_Written exercise_:
Exclude the pictures and return every line exactly as written.

_Data lines_:
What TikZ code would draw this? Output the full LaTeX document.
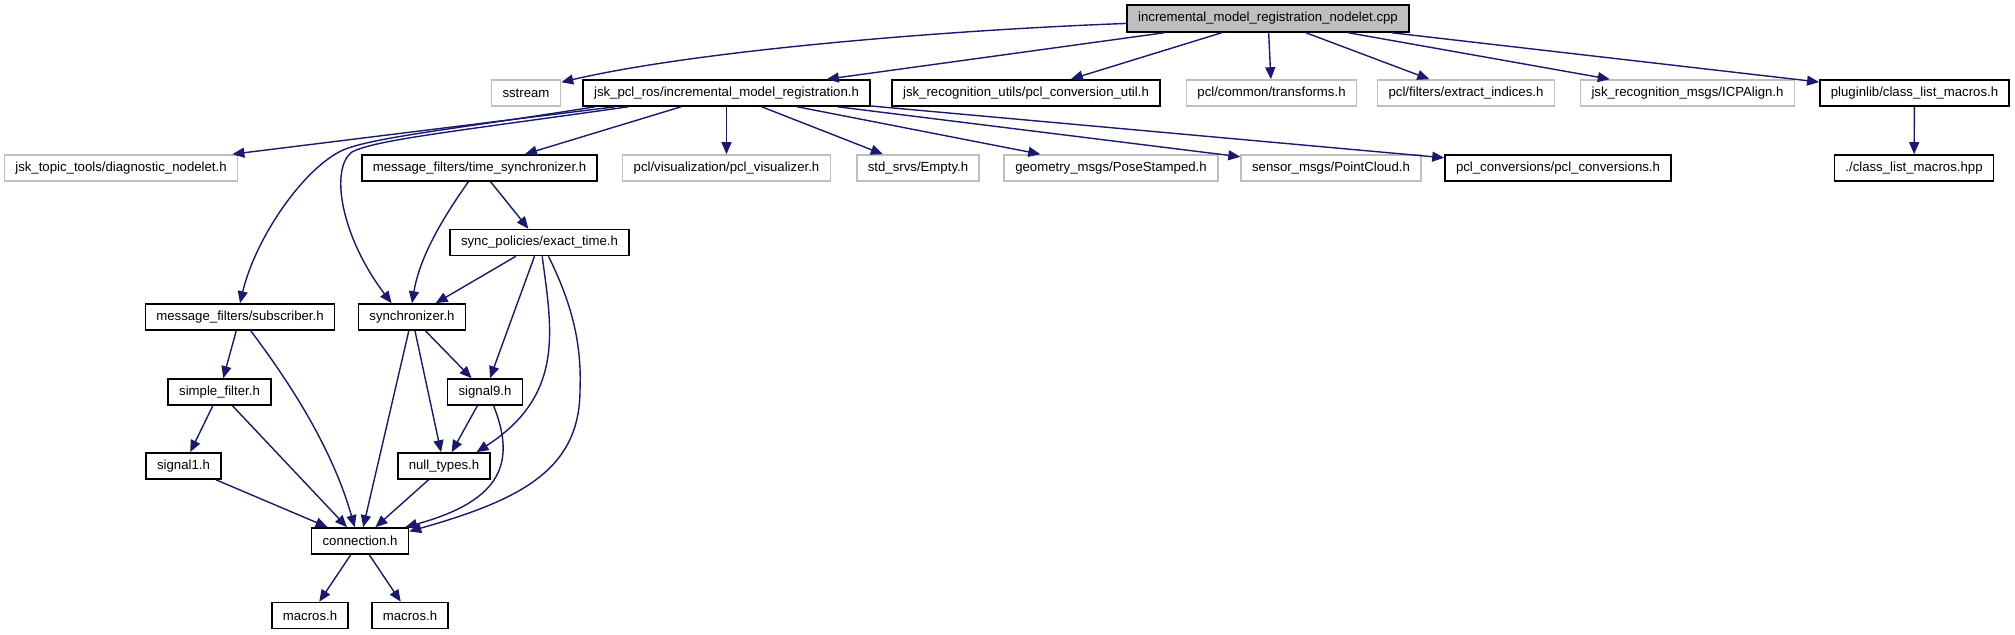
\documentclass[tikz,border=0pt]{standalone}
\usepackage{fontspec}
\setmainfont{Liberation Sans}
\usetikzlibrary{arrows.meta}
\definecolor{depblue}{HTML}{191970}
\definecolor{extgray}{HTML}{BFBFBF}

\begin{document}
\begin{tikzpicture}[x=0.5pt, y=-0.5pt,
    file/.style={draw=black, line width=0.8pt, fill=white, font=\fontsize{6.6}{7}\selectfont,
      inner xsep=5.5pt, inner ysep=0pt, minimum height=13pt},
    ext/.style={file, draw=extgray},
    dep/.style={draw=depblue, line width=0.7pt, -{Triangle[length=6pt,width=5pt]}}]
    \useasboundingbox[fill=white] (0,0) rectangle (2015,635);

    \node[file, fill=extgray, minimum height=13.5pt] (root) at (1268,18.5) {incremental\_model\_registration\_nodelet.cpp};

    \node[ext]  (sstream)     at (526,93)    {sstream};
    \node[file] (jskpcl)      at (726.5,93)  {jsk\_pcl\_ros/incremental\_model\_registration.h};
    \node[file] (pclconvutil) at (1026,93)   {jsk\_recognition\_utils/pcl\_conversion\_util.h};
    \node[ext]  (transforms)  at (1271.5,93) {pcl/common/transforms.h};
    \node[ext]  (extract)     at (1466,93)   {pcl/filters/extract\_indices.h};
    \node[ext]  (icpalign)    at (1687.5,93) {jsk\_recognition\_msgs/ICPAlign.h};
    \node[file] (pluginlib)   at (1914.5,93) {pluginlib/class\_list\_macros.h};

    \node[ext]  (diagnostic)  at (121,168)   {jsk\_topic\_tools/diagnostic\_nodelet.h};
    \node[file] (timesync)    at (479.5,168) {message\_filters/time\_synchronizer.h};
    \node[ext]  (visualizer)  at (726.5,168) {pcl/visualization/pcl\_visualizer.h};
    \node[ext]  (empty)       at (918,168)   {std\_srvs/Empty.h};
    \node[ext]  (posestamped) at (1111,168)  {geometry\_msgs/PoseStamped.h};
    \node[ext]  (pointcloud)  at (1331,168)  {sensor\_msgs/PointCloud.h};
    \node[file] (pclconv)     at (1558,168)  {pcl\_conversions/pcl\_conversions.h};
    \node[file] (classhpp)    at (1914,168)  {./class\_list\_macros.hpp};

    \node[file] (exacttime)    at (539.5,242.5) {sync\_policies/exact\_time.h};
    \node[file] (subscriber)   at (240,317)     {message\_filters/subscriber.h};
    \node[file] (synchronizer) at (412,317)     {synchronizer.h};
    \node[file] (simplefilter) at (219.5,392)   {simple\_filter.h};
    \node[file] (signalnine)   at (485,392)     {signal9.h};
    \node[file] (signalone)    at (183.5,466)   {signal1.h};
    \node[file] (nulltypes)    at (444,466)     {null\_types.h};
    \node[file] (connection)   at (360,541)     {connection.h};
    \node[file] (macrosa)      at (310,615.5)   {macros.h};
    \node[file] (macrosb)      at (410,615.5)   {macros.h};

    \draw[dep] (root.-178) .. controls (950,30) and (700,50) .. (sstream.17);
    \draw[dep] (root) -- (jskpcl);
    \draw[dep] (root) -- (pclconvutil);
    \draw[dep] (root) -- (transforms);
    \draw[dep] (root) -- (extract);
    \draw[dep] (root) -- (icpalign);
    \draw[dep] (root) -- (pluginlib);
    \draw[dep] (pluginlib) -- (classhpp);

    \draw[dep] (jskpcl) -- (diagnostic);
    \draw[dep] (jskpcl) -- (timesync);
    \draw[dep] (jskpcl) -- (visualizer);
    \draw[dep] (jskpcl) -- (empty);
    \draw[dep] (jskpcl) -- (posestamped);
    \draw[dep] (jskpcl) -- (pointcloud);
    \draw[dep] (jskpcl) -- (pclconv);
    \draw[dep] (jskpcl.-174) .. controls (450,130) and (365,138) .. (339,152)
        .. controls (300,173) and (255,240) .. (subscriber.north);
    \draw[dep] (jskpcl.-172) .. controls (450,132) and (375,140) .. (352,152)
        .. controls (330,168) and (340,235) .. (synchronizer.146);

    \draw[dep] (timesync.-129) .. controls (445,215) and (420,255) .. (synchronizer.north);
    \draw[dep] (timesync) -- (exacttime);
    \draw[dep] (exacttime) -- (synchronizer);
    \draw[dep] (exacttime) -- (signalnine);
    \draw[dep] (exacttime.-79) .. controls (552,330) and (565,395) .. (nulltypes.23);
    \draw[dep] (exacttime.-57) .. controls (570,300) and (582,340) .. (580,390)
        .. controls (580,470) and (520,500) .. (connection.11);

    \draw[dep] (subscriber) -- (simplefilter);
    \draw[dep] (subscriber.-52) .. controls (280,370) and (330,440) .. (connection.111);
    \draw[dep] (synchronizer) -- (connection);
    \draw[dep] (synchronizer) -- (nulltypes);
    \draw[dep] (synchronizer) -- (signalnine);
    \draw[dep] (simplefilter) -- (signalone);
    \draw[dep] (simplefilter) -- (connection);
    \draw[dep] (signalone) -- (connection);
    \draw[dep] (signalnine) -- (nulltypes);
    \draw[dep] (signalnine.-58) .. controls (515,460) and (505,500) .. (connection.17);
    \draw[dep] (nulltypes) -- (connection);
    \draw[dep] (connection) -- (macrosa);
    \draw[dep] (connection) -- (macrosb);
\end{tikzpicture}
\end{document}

_Completed exercise_:
What TikZ code would draw this? Output the full LaTeX document.
\documentclass[tikz,border=0pt]{standalone}
\usepackage{fontspec}
\setmainfont{Liberation Sans}
\usetikzlibrary{arrows.meta}
\definecolor{depblue}{HTML}{191970}
\definecolor{extgray}{HTML}{BFBFBF}

\begin{document}
\begin{tikzpicture}[x=0.5pt, y=-0.5pt,
    file/.style={draw=black, line width=0.8pt, fill=white, font=\fontsize{6.6}{7}\selectfont,
      inner xsep=5.5pt, inner ysep=0pt, minimum height=13pt},
    ext/.style={file, draw=extgray},
    dep/.style={draw=depblue, line width=0.7pt, -{Triangle[length=6pt,width=5pt]}}]
    \useasboundingbox[fill=white] (0,0) rectangle (2015,635);

    \node[file, fill=extgray, minimum height=13.5pt] (root) at (1268,18.5) {incremental\_model\_registration\_nodelet.cpp};

    \node[ext]  (sstream)     at (526,93)    {sstream};
    \node[file] (jskpcl)      at (726.5,93)  {jsk\_pcl\_ros/incremental\_model\_registration.h};
    \node[file] (pclconvutil) at (1026,93)   {jsk\_recognition\_utils/pcl\_conversion\_util.h};
    \node[ext]  (transforms)  at (1271.5,93) {pcl/common/transforms.h};
    \node[ext]  (extract)     at (1466,93)   {pcl/filters/extract\_indices.h};
    \node[ext]  (icpalign)    at (1687.5,93) {jsk\_recognition\_msgs/ICPAlign.h};
    \node[file] (pluginlib)   at (1914.5,93) {pluginlib/class\_list\_macros.h};

    \node[ext]  (diagnostic)  at (121,168)   {jsk\_topic\_tools/diagnostic\_nodelet.h};
    \node[file] (timesync)    at (479.5,168) {message\_filters/time\_synchronizer.h};
    \node[ext]  (visualizer)  at (726.5,168) {pcl/visualization/pcl\_visualizer.h};
    \node[ext]  (empty)       at (918,168)   {std\_srvs/Empty.h};
    \node[ext]  (posestamped) at (1111,168)  {geometry\_msgs/PoseStamped.h};
    \node[ext]  (pointcloud)  at (1331,168)  {sensor\_msgs/PointCloud.h};
    \node[file] (pclconv)     at (1558,168)  {pcl\_conversions/pcl\_conversions.h};
    \node[file] (classhpp)    at (1914,168)  {./class\_list\_macros.hpp};

    \node[file] (exacttime)    at (539.5,242.5) {sync\_policies/exact\_time.h};
    \node[file] (subscriber)   at (240,317)     {message\_filters/subscriber.h};
    \node[file] (synchronizer) at (412,317)     {synchronizer.h};
    \node[file] (simplefilter) at (219.5,392)   {simple\_filter.h};
    \node[file] (signalnine)   at (485,392)     {signal9.h};
    \node[file] (signalone)    at (183.5,466)   {signal1.h};
    \node[file] (nulltypes)    at (444,466)     {null\_types.h};
    \node[file] (connection)   at (360,541)     {connection.h};
    \node[file] (macrosa)      at (310,615.5)   {macros.h};
    \node[file] (macrosb)      at (410,615.5)   {macros.h};

    \draw[dep] (root.-178) .. controls (950,30) and (700,50) .. (sstream.17);
    \draw[dep] (root) -- (jskpcl);
    \draw[dep] (root) -- (pclconvutil);
    \draw[dep] (root) -- (transforms);
    \draw[dep] (root) -- (extract);
    \draw[dep] (root) -- (icpalign);
    \draw[dep] (root) -- (pluginlib);
    \draw[dep] (pluginlib) -- (classhpp);

    \draw[dep] (jskpcl) -- (diagnostic);
    \draw[dep] (jskpcl) -- (timesync);
    \draw[dep] (jskpcl) -- (visualizer);
    \draw[dep] (jskpcl) -- (empty);
    \draw[dep] (jskpcl) -- (posestamped);
    \draw[dep] (jskpcl) -- (pointcloud);
    \draw[dep] (jskpcl) -- (pclconv);
    \draw[dep] (jskpcl.-174) .. controls (450,130) and (365,138) .. (339,152)
        .. controls (300,173) and (255,240) .. (subscriber.north);
    \draw[dep] (jskpcl.-172) .. controls (450,132) and (375,140) .. (352,152)
        .. controls (330,168) and (340,235) .. (synchronizer.146);

    \draw[dep] (timesync.-129) .. controls (445,215) and (420,255) .. (synchronizer.north);
    \draw[dep] (timesync) -- (exacttime);
    \draw[dep] (exacttime) -- (synchronizer);
    \draw[dep] (exacttime) -- (signalnine);
    \draw[dep] (exacttime.-79) .. controls (552,330) and (565,395) .. (nulltypes.23);
    \draw[dep] (exacttime.-57) .. controls (570,300) and (582,340) .. (580,390)
        .. controls (580,470) and (520,500) .. (connection.11);

    \draw[dep] (subscriber) -- (simplefilter);
    \draw[dep] (subscriber.-52) .. controls (280,370) and (330,440) .. (connection.111);
    \draw[dep] (synchronizer) -- (connection);
    \draw[dep] (synchronizer) -- (nulltypes);
    \draw[dep] (synchronizer) -- (signalnine);
    \draw[dep] (simplefilter) -- (signalone);
    \draw[dep] (simplefilter) -- (connection);
    \draw[dep] (signalone) -- (connection);
    \draw[dep] (signalnine) -- (nulltypes);
    \draw[dep] (signalnine.-58) .. controls (515,460) and (505,500) .. (connection.17);
    \draw[dep] (nulltypes) -- (connection);
    \draw[dep] (connection) -- (macrosa);
    \draw[dep] (connection) -- (macrosb);
\end{tikzpicture}
\end{document}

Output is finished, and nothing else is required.